Even the ones who get 95 percent of the lesson correct, still have 5 percent they didn't grasp, and with each subsequent lesson, the percentage they don't understand increases.
Khan compared it to learning how to ride a bicycle. A rider having trouble making turns and stopping is told he's 80 percent proficient at it, given a C-grade, and then handed a unicycle in place of the bicycle. He's then expected to grasp the complex machine when he hasn't even mastered the bicycle.
“As ridiculous as that sounds, that’s exactly what’s happening in our classrooms right now,” Khan said.
Good students suddenly begin failing algebra and calculus, despite being smart, because they have these small holes, like Swiss cheese, in their comprehension, and the holes keep increasing as the lessons get more difficult.
It was this realization that got Khan to quit his job and turned his lessons into a non-profit.
The Khan Academy, which he launched with a small team of software developers, has more than 2,000 videos on math, science and economics but now also offers accompanying online lessons that use an interactive approach to allow students to learn at their own pace and stick with problems they find difficult until they master them.
"The traditional model penalizes the student for experimentation and failure but does not expect mastery," he said. "We encourage you to experiment.

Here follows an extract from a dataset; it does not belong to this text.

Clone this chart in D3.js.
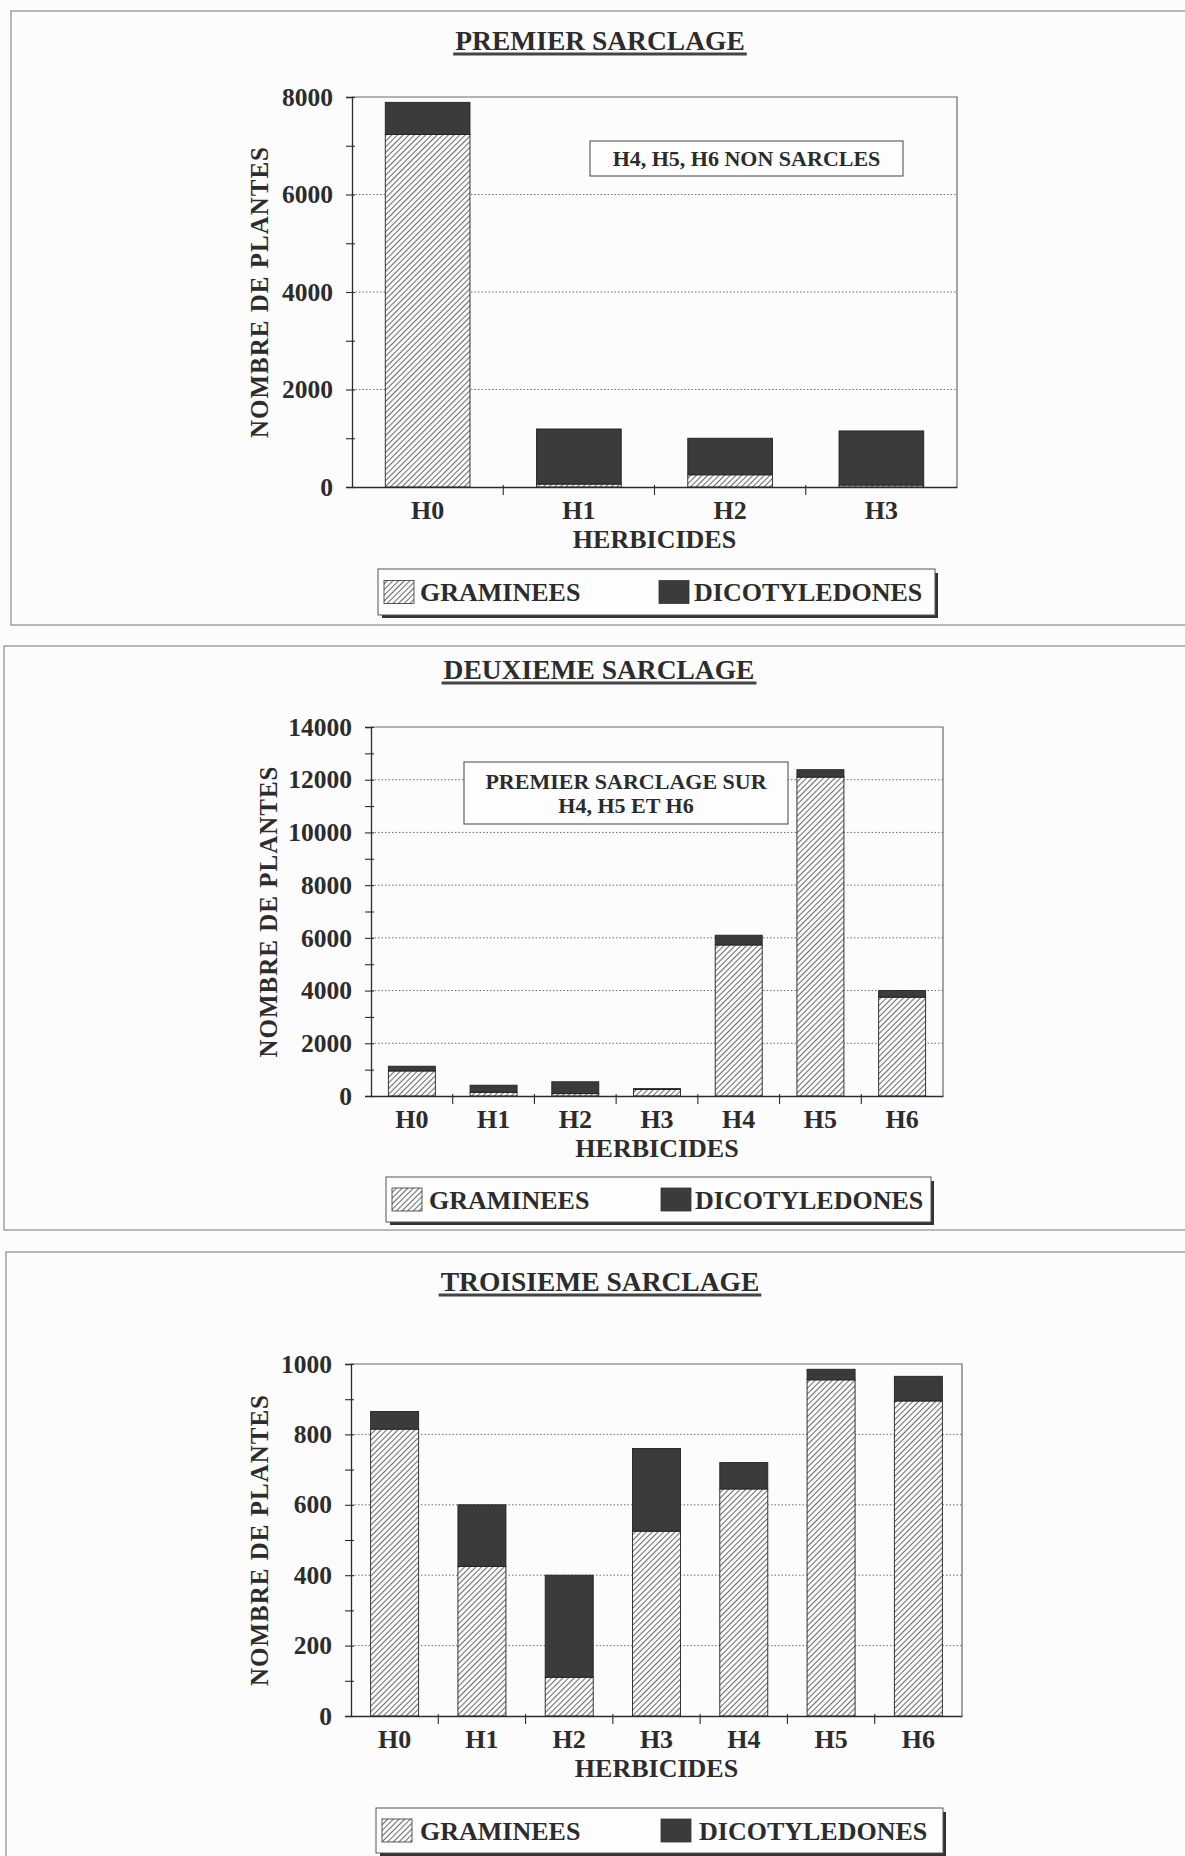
<!DOCTYPE html>
<html>
<head>
<meta charset="utf-8">
<script src="https://cdn.jsdelivr.net/npm/d3@7"></script>
<style>
  html, body { margin: 0; padding: 0; background: #fcfcfc; }
  svg { display: block; }
  text { font-family: "Liberation Serif", "Times New Roman", serif; font-weight: bold; fill: #2c2c2c; }
</style>
</head>
<body>
<svg id="chart" width="1185" height="1856"></svg>
<script>
// ---- data ----
const seriesNames = ["GRAMINEES", "DICOTYLEDONES"];

const categoriesPremier = ["H0", "H1", "H2", "H3"];
const gramineesPremier  = [7230, 60, 250, 40];
const dicotsPremier     = [660, 1130, 750, 1110];
const ticksPremier      = [0, 2000, 4000, 6000, 8000];

const categoriesDeuxieme = ["H0", "H1", "H2", "H3", "H4", "H5", "H6"];
const gramineesDeuxieme  = [950, 140, 90, 250, 5730, 12100, 3750];
const dicotsDeuxieme     = [180, 270, 450, 30, 370, 280, 250];
const ticksDeuxieme      = [0, 2000, 4000, 6000, 8000, 10000, 12000, 14000];

const categoriesTroisieme = ["H0", "H1", "H2", "H3", "H4", "H5", "H6"];
const gramineesTroisieme  = [815, 425, 110, 525, 645, 955, 895];
const dicotsTroisieme     = [50, 175, 290, 235, 75, 30, 70];
const ticksTroisieme      = [0, 200, 400, 600, 800, 1000];

// ---- layout of the three panels ----
const panels = [
  {
    title: "PREMIER SARCLAGE", titleX: 600, titleY: 50,
    categories: categoriesPremier, gram: gramineesPremier, dicot: dicotsPremier,
    ticks: ticksPremier, minor: 1000,
    frame: { x: 11, y: 11, h: 614 },
    plot: { x0: 352, x1: 957, y0: 97, y1: 487 }, pad: 0.44,
    yTitleX: 259,
    note: { x: 590, y: 141, w: 313, h: 35, lines: ["H4, H5, H6 NON SARCLES"] },
    legend: { x: 378, y: 569, w: 557, h: 46, s1: 6, t1: 42, s2: 281, t2: 316 }
  },
  {
    title: "DEUXIEME SARCLAGE", titleX: 599, titleY: 679,
    categories: categoriesDeuxieme, gram: gramineesDeuxieme, dicot: dicotsDeuxieme,
    ticks: ticksDeuxieme, minor: 1000,
    frame: { x: 4, y: 646, h: 584 },
    plot: { x0: 371, x1: 943, y0: 727, y1: 1096 }, pad: 0.425,
    yTitleX: 268,
    note: { x: 464, y: 762, w: 324, h: 62, lines: ["PREMIER SARCLAGE SUR", "H4, H5 ET H6"] },
    legend: { x: 386, y: 1177, w: 545, h: 45, s1: 6, t1: 43, s2: 275, t2: 309 }
  },
  {
    title: "TROISIEME SARCLAGE", titleX: 600, titleY: 1291,
    categories: categoriesTroisieme, gram: gramineesTroisieme, dicot: dicotsTroisieme,
    ticks: ticksTroisieme, minor: 100,
    frame: { x: 6, y: 1252, h: 700 },
    plot: { x0: 351, x1: 962, y0: 1364, y1: 1716 }, pad: 0.45,
    yTitleX: 259,
    note: null,
    legend: { x: 376, y: 1808, w: 567, h: 45, s1: 6, t1: 44, s2: 285, t2: 323 }
  }
];

const svg = d3.select("#chart");
const ink = "#2c2c2c";
const darkFill = "#3b3b3b";

// diagonal hatch used for the grass series
const defs = svg.append("defs");
const hs = 4;
const hatch = defs.append("pattern")
  .attr("id", "hatch")
  .attr("patternUnits", "userSpaceOnUse")
  .attr("width", hs).attr("height", hs)
  .attr("patternTransform", "rotate(45)");
hatch.append("rect").attr("width", hs).attr("height", hs).attr("fill", "#fafafa");
hatch.append("line")
  .attr("x1", 0.5).attr("y1", 0).attr("x2", 0.5).attr("y2", hs)
  .attr("stroke", "#505050").attr("stroke-width", 0.85);

const fills = ["url(#hatch)", darkFill];

panels.forEach(p => {
  const g = svg.append("g");

  // panel frame
  g.append("rect")
    .attr("x", p.frame.x).attr("y", p.frame.y)
    .attr("width", 1200).attr("height", p.frame.h)
    .attr("fill", "none").attr("stroke", "#8a8a8a").attr("stroke-width", 1.2);

  // title with underline
  const t = g.append("text")
    .attr("x", p.titleX).attr("y", p.titleY)
    .attr("text-anchor", "middle")
    .style("font-size", "27.5px")
    .text(p.title);
  const tw = t.node().getComputedTextLength();
  g.append("line")
    .attr("x1", p.titleX - tw / 2 - 2).attr("x2", p.titleX + tw / 2 + 2)
    .attr("y1", p.titleY + 4).attr("y2", p.titleY + 4)
    .attr("stroke", "#444").attr("stroke-width", 2.8);

  const { x0, x1, y0, y1 } = p.plot;
  const yMax = p.ticks[p.ticks.length - 1];

  const x = d3.scaleBand()
    .domain(p.categories)
    .range([x0, x1])
    .paddingInner(p.pad)
    .paddingOuter(p.pad / 2);
  const y = d3.scaleLinear().domain([0, yMax]).range([y1, y0]);

  // plot box (top and right edges)
  g.append("path")
    .attr("d", `M${x0},${y0}H${x1}V${y1}`)
    .attr("fill", "none").attr("stroke", "#6a6a6a").attr("stroke-width", 1.2);

  // dotted gridlines
  g.append("g").selectAll("line")
    .data(p.ticks.filter(v => v > 0 && v < yMax))
    .join("line")
    .attr("x1", x0).attr("x2", x1)
    .attr("y1", d => y(d)).attr("y2", d => y(d))
    .attr("stroke", "#6e6e6e").attr("stroke-width", 1)
    .attr("stroke-dasharray", "1.5,2");

  // stacked bars
  const rows = p.categories.map((c, i) => ({ cat: c, GRAMINEES: p.gram[i], DICOTYLEDONES: p.dicot[i] }));
  const stacked = d3.stack().keys(seriesNames)(rows);
  stacked.forEach((layer, li) => {
    g.append("g").selectAll("rect")
      .data(layer)
      .join("rect")
      .attr("x", d => x(d.data.cat))
      .attr("width", x.bandwidth())
      .attr("y", d => y(d[1]))
      .attr("height", d => Math.max(0, y(d[0]) - y(d[1])))
      .attr("fill", fills[li])
      .attr("stroke", "#222").attr("stroke-width", 0.9);
  });

  // y axis: minor ticks every step, labels at the major values
  const allTicks = d3.range(0, yMax + p.minor / 2, p.minor);
  const yAxis = d3.axisLeft(y)
    .tickValues(allTicks)
    .tickSize(6)
    .tickPadding(13)
    .tickFormat(d => p.ticks.includes(d) ? d3.format("d")(d) : "");
  const ya = g.append("g").attr("transform", `translate(${x0},0)`).call(yAxis);
  ya.select(".domain").attr("stroke", ink).attr("stroke-width", 1.3);
  ya.selectAll(".tick line").attr("x1", 3).attr("x2", -6).attr("stroke", ink).attr("stroke-width", 1.1);
  ya.selectAll(".tick text").style("font-size", "25.5px").attr("fill", ink);

  // x axis: labels centred in each category, tick marks at category boundaries
  const xAxis = d3.axisBottom(x).tickSize(0).tickPadding(13.5);
  const xa = g.append("g").attr("transform", `translate(0,${y1})`).call(xAxis);
  xa.select(".domain").attr("stroke", ink).attr("stroke-width", 1.3);
  xa.selectAll(".tick text").style("font-size", "26px").attr("fill", ink);

  const step = x.step();
  g.append("g").selectAll("line")
    .data(d3.range(1, p.categories.length))
    .join("line")
    .attr("x1", i => x0 + i * step).attr("x2", i => x0 + i * step)
    .attr("y1", y1 - 2).attr("y2", y1 + 8)
    .attr("stroke", ink).attr("stroke-width", 1.1);

  // axis titles
  g.append("text")
    .attr("x", (x0 + x1) / 2).attr("y", y1 + 61)
    .attr("text-anchor", "middle")
    .style("font-size", "26px")
    .text("HERBICIDES");
  g.append("text")
    .attr("transform", `translate(${p.yTitleX},${(y0 + y1) / 2}) rotate(-90)`)
    .attr("text-anchor", "middle")
    .attr("dy", "0.35em")
    .style("font-size", "25px")
    .style("letter-spacing", "1px")
    .text("NOMBRE DE PLANTES");

  // annotation box
  if (p.note) {
    const n = p.note;
    g.append("rect")
      .attr("x", n.x).attr("y", n.y).attr("width", n.w).attr("height", n.h)
      .attr("fill", "#fdfdfd").attr("stroke", "#555").attr("stroke-width", 1.1);
    const lh = 24;
    const top = n.y + n.h / 2 - (n.lines.length - 1) * lh / 2;
    n.lines.forEach((line, i) => {
      g.append("text")
        .attr("x", n.x + n.w / 2).attr("y", top + i * lh)
        .attr("dy", "0.35em")
        .attr("text-anchor", "middle")
        .style("font-size", "22px")
        .text(line);
    });
  }

  // legend with drop shadow
  const L = p.legend;
  g.append("path")
    .attr("d", `M${L.x + 4},${L.y + L.h + 1.5}H${L.x + L.w + 1.5}V${L.y + 4}`)
    .attr("fill", "none").attr("stroke", "#333").attr("stroke-width", 3);
  g.append("rect")
    .attr("x", L.x).attr("y", L.y).attr("width", L.w).attr("height", L.h)
    .attr("fill", "#fdfdfd").attr("stroke", "#555").attr("stroke-width", 1);
  const sw = 30, sh = 23;
  const sy = L.y + (L.h - sh) / 2;
  [[L.s1, L.t1], [L.s2, L.t2]].forEach(([sx, tx], i) => {
    g.append("rect")
      .attr("x", L.x + sx).attr("y", sy).attr("width", sw).attr("height", sh)
      .attr("fill", fills[i]).attr("stroke", "#333").attr("stroke-width", 0.8);
    g.append("text")
      .attr("x", L.x + tx).attr("y", L.y + L.h / 2)
      .attr("dy", "0.35em")
      .style("font-size", "26px")
      .text(seriesNames[i]);
  });
});
</script>
</body>
</html>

We encourage you to failure, But we do expect mastery."
Students are presented with modules of problems in groups of ten. Once they solve a group of ten, they move forward to a more advanced module. The online approach also allows students from around the world to communicate with each other on the site, so that a student in Calcutta can suddenly find himself tutoring a student in Florida.
“I think what you’ll see emerging is this notion of a global one-world classroom,” Khan said.

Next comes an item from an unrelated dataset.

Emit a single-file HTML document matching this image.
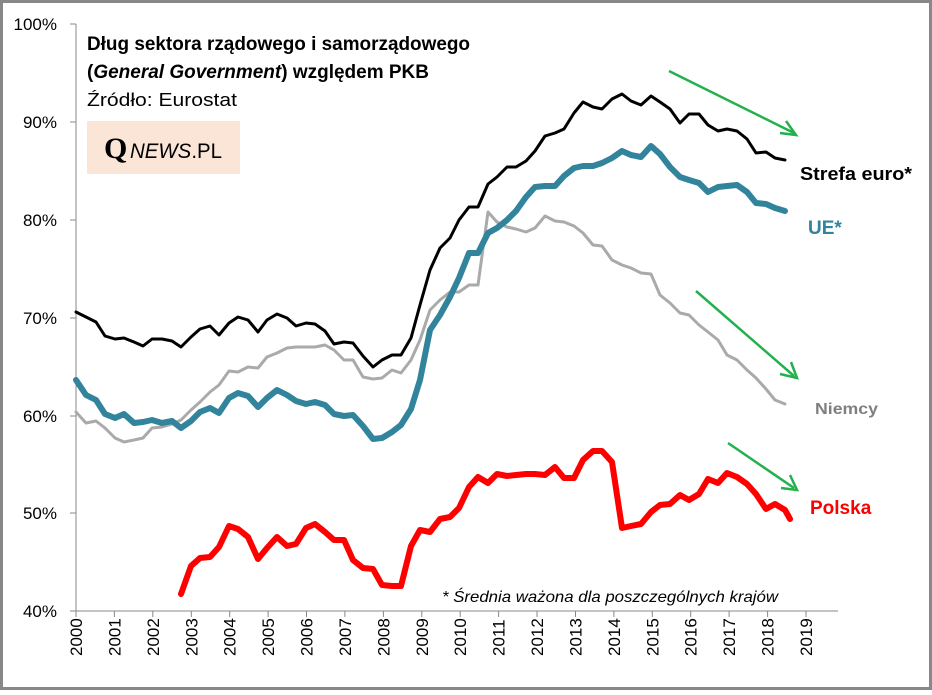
<!DOCTYPE html>
<html><head><meta charset="utf-8"><style>
body{margin:0;background:#fff}
svg text{font-family:"Liberation Sans",sans-serif}
</style></head><body>
<svg width="932" height="690" xmlns="http://www.w3.org/2000/svg">
<rect x="1.5" y="1.5" width="929" height="687" fill="#fff" stroke="#888" stroke-width="3"/>
<g stroke="#888" stroke-width="1">
<line x1="76" y1="24" x2="76" y2="611"/>
<line x1="76" y1="611" x2="838" y2="611"/>
<line x1="70" y1="24" x2="76" y2="24"/><line x1="70" y1="122" x2="76" y2="122"/><line x1="70" y1="220" x2="76" y2="220"/><line x1="70" y1="318" x2="76" y2="318"/><line x1="70" y1="416" x2="76" y2="416"/><line x1="70" y1="513" x2="76" y2="513"/><line x1="70" y1="611" x2="76" y2="611"/>
</g>
<g font-size="17" text-anchor="end" fill="#000">
<text x="57" y="30">100%</text><text x="57" y="128">90%</text><text x="57" y="226">80%</text><text x="57" y="324">70%</text><text x="57" y="422">60%</text><text x="57" y="519">50%</text><text x="57" y="617">40%</text>
</g>
<g stroke="#888">
<path d="M76 611v6M114.4 611v6M152.8 611v6M191.3 611v6M229.7 611v6M268.1 611v6M306.5 611v6M344.9 611v6M383.4 611v6M421.8 611v6M460.2 611v6M498.6 611v6M537 611v6M575.5 611v6M613.9 611v6M652.3 611v6M690.7 611v6M729.1 611v6M767.6 611v6M806 611v6"/>
</g>
<g font-size="17" fill="#000">
<text transform="translate(82,656) rotate(-90)">2000</text>
<text transform="translate(120.4,656) rotate(-90)">2001</text>
<text transform="translate(158.8,656) rotate(-90)">2002</text>
<text transform="translate(197.3,656) rotate(-90)">2003</text>
<text transform="translate(235.7,656) rotate(-90)">2004</text>
<text transform="translate(274.1,656) rotate(-90)">2005</text>
<text transform="translate(312.5,656) rotate(-90)">2006</text>
<text transform="translate(350.9,656) rotate(-90)">2007</text>
<text transform="translate(389.4,656) rotate(-90)">2008</text>
<text transform="translate(427.8,656) rotate(-90)">2009</text>
<text transform="translate(466.2,656) rotate(-90)">2010</text>
<text transform="translate(504.6,656) rotate(-90)">2011</text>
<text transform="translate(543,656) rotate(-90)">2012</text>
<text transform="translate(581.5,656) rotate(-90)">2013</text>
<text transform="translate(619.9,656) rotate(-90)">2014</text>
<text transform="translate(658.3,656) rotate(-90)">2015</text>
<text transform="translate(696.7,656) rotate(-90)">2016</text>
<text transform="translate(735.1,656) rotate(-90)">2017</text>
<text transform="translate(773.6,656) rotate(-90)">2018</text>
<text transform="translate(812,656) rotate(-90)">2019</text>
</g>
<g fill="none" stroke-linejoin="round" stroke-linecap="round">
<polyline stroke="#aaa" stroke-width="3" points="76,412 86,423 96,421 105,428 115,438 124,442 134,440 143,438 152,428 162,427 172,424 181,420 191,410 200,402 210,392 219,385 229,371 238,372 248,367 258,368 267,357 277,353 287,348 296,347 306,347 315,347 325,345 334,350 344,360 353,360 363,377 373,379 382,378 392,370 401,373 411,360 420,340 430,310 440,300 450,292 459,292 469,285 478,285 488,212 497,222 507,227 516,229 526,232 535,228 545,216 555,221 564,222 574,226 583,233 593,245 602,246 612,260 622,265 631,268 641,273 651,274 660,295 670,303 680,313 689,315 699,325 708,332 718,340 727,355 737,360 747,370 756,378 766,389 775,400 785,404"/>
<polyline stroke="#31849b" stroke-width="6" points="76,380 86,395 96,400 105,414 115,418 124,414 134,423 143,422 152,420 162,423 172,421 181,428 191,421 200,412 210,408 219,413 229,398 238,393 248,396 258,407 267,398 277,390 287,395 296,401 306,404 315,402 325,405 334,414 344,416 353,415 363,426 373,439 382,438 392,432 401,425 411,409 420,380 430,330 440,315 450,297 459,278 469,253 478,253 488,233 497,228 507,220 516,211 526,197 535,187 545,186 555,186 564,176 574,168 583,166 593,166 602,163 612,158 622,151 631,155 641,157 651,146 660,154 670,167 680,177 689,180 699,183 708,192 718,187 727,186 737,185 747,192 756,203 766,204 775,208 785,211"/>
<polyline stroke="#000" stroke-width="3" points="76,312 86,317 96,322 105,336 115,339 124,338 134,342 143,346 152,339 162,339 172,341 181,347 191,337 200,329 210,326 219,335 229,323 238,317 248,320 258,332 267,320 277,314 287,318 296,326 306,323 315,324 325,331 334,344 344,342 353,343 363,356 373,367 382,360 392,355 401,355 411,338 420,305 430,270 440,248 450,238 459,220 469,207 478,207 488,184 497,177 507,167 516,167 526,161 535,151 545,136 555,133 564,129 574,113 583,102 593,107 602,109 612,99 622,94 631,101 641,105 651,96 660,102 670,109 680,123 689,114 699,114 708,125 718,131 727,129 737,131 747,139 756,153 766,152 775,158 785,160"/>
<polyline stroke="#ff0000" stroke-width="6" points="181,594 191,566 200,558 210,557 219,547 229,526 238,529 248,537 258,559 267,548 277,537 287,546 296,544 306,528 315,524 325,532 334,540 344,540 353,560 363,568 373,569 382,585 392,586 401,586 411,546 420,530 430,532 440,519 450,517 459,508 469,487 478,477 488,483 497,474 507,476 516,475 526,474 535,474 545,475 555,467 564,478 574,478 583,460 593,451 602,451 612,462 622,528 631,526 641,524 651,512 660,505 670,504 680,495 689,500 699,494 708,479 718,483 727,473 737,477 747,484 756,494 766,509 775,504 785,510 790,519"/>
</g>
<g stroke="#22b14c" stroke-width="2.5" fill="none">
<line x1="669" y1="71" x2="794" y2="133"/><polyline points="780,133 796,135 786,121"/>
<line x1="696" y1="291" x2="794" y2="376"/><polyline points="780,374 797,378 791,362"/>
<line x1="728" y1="443" x2="794" y2="488"/><polyline points="781,488 797,490 790,475"/>
</g>
<g font-weight="bold">
<text x="87" y="50" font-size="19" textLength="383" lengthAdjust="spacingAndGlyphs">Dług sektora rządowego i samorządowego</text>
<text x="87" y="78" font-size="19" textLength="342" lengthAdjust="spacingAndGlyphs">(<tspan font-style="italic">General Government</tspan>) względem PKB</text>
</g>
<text x="87" y="106" font-size="18" textLength="150" lengthAdjust="spacingAndGlyphs">Źródło: Eurostat</text>
<rect x="87" y="121" width="153" height="53" fill="#fbe5d6"/>
<text x="104" y="158" font-size="30" font-weight="bold" style="font-family:'Liberation Serif',serif">Q</text>
<text x="130" y="158" font-size="21" textLength="92" lengthAdjust="spacingAndGlyphs"><tspan font-style="italic">NEWS</tspan>.PL</text>
<text x="442" y="602" font-size="16" font-style="italic" textLength="336" lengthAdjust="spacingAndGlyphs">* Średnia ważona dla poszczególnych krajów</text>
<g font-weight="bold">
<text x="800" y="180" font-size="18" textLength="112" lengthAdjust="spacingAndGlyphs">Strefa euro*</text>
<text x="808" y="234" font-size="19" fill="#31849b">UE*</text>
<text x="815" y="414" font-size="16" fill="#7f7f7f" textLength="63" lengthAdjust="spacingAndGlyphs">Niemcy</text>
<text x="810" y="514" font-size="19" fill="#ff0000">Polska</text>
</g>
</svg>
</body></html>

The online lessons are also proving useful for teachers.
Khan and his team were invited to conduct a pilot project at a school in Los Altos, California using two 5th-grade classes and 7th-grade classes doing the Khan Academy online lessons for half of their time in class. The software tracks each student's progress and logs that show teachers how long students worked on a particular lesson, where they got stuck, which videos they watched or paused and re-watched.
"When students are allowed to work at their own pace, you can see students who took a little extra time to get through one concept or another, once they get through the speed bump, they race ahead," Khan said. “So the same kid you thought was slow six weeks ago, you now would think are gifted. And we’re seeing it over and over and over again.
"It makes you really wonder," he added, "how much all of the labels that maybe a lot of us have benefited from were really just due to a coincidence of time.”